>>

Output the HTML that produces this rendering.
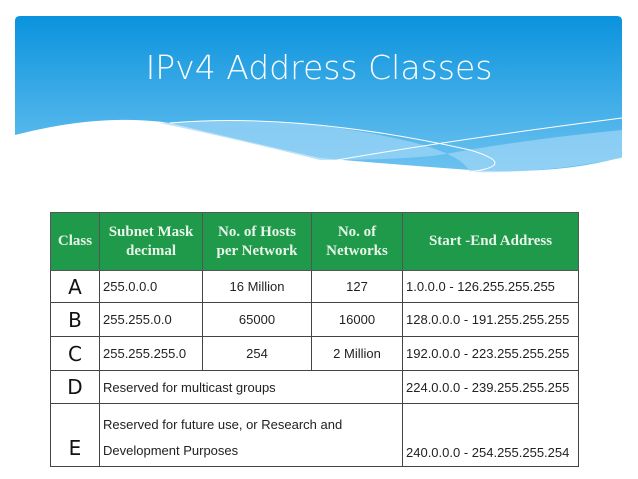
<!DOCTYPE html>
<html><head><style>
body{margin:0;width:638px;height:479px;background:#fff;position:relative;overflow:hidden;font-family:"Liberation Sans",sans-serif}
.title{position:absolute;left:0;width:638px;top:48px;text-align:center;color:#fff;font-size:33px;font-family:"DejaVu Sans","Liberation Sans",sans-serif;font-weight:300;letter-spacing:0px}
table{position:absolute;left:50px;top:212px;border-collapse:collapse;width:529px;font-family:"Liberation Sans Narrow","Liberation Sans",sans-serif;font-size:13px;color:#222}
td,th{border:1.5px solid #444;padding:0 3px}
th{background:#1f9a4a;color:#e8f5e8;font-family:"Liberation Serif",serif;font-size:15px;font-weight:bold;line-height:19px;border-color:#555}
td.c{text-align:center}
td.k{text-align:center;font-size:20px;font-weight:normal;font-family:"DejaVu Sans",sans-serif;color:#111}
</style></head><body>
<svg width="638" height="180" style="position:absolute;left:0;top:0">
<defs><linearGradient id="g" x1="0" y1="0" x2="0" y2="1"><stop offset="0" stop-color="#0a93dd"/><stop offset="1" stop-color="#6cc2f0"/></linearGradient></defs>
<path d="M20,16 H617 Q622,16 622,21 V157 Q560,175 470,170 Q400,165 320,158 Q240,140 170,123 Q100,113 15,135 V21 Q15,16 20,16Z" fill="url(#g)"/>
<path d="M160,123 Q280,115 380,135 Q460,150 470,172 Q540,174 622,158 V130 Q520,140 440,155 Q400,160 320,160 Q240,140 160,123Z" fill="#9fd6f6" opacity="0.7"/>
<path d="M170,123 Q300,112 470,150 Q520,165 470,172" stroke="#fff" fill="none" stroke-width="1"/>
<path d="M320,163 Q450,140 622,118" stroke="#fff" fill="none" stroke-width="1"/>
</svg>
<div class="title">IPv4 Address Classes</div>
<table>
<tr style="height:58px"><th style="width:42px">Class</th><th style="width:96px">Subnet Mask<br>decimal</th><th style="width:102px">No. of Hosts<br>per Network</th><th style="width:84px">No. of<br>Networks</th><th>Start -End Address</th></tr>
<tr style="height:32px"><td class="k">A</td><td>255.0.0.0</td><td class="c">16 Million</td><td class="c">127</td><td>1.0.0.0 - 126.255.255.255</td></tr>
<tr style="height:34px"><td class="k">B</td><td>255.255.0.0</td><td class="c">65000</td><td class="c">16000</td><td>128.0.0.0 - 191.255.255.255</td></tr>
<tr style="height:34px"><td class="k">C</td><td>255.255.255.0</td><td class="c">254</td><td class="c">2 Million</td><td>192.0.0.0 - 223.255.255.255</td></tr>
<tr style="height:33px"><td class="k">D</td><td colspan="3">Reserved for multicast groups</td><td>224.0.0.0 - 239.255.255.255</td></tr>
<tr style="height:63px"><td class="k" style="vertical-align:bottom;padding-bottom:6px">E</td><td colspan="3" style="line-height:26px;vertical-align:bottom;padding-bottom:2px">Reserved for future use, or Research and<br>Development Purposes</td><td style="vertical-align:bottom;padding-bottom:6px">240.0.0.0 - 254.255.255.254</td></tr>
</table>
</body></html>
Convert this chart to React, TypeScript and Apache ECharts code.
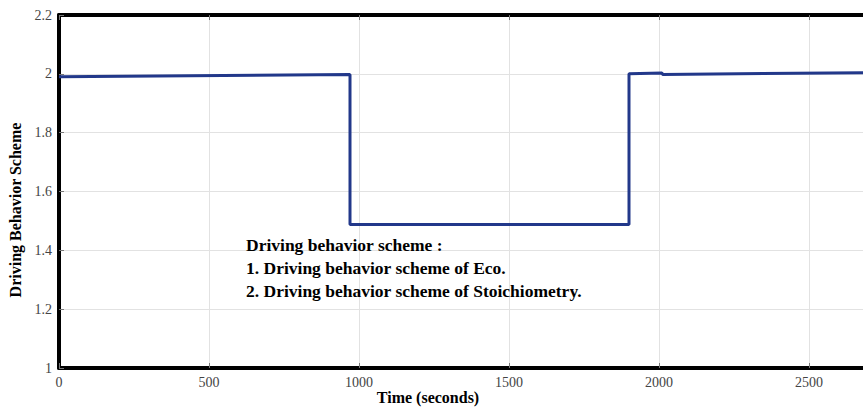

<<

### Goal
Look through the data above. Copy every line with the string "this" in it.

### Solution below
Output the HTML that produces this rendering.
Convert this chart to React, TypeScript and Apache ECharts code.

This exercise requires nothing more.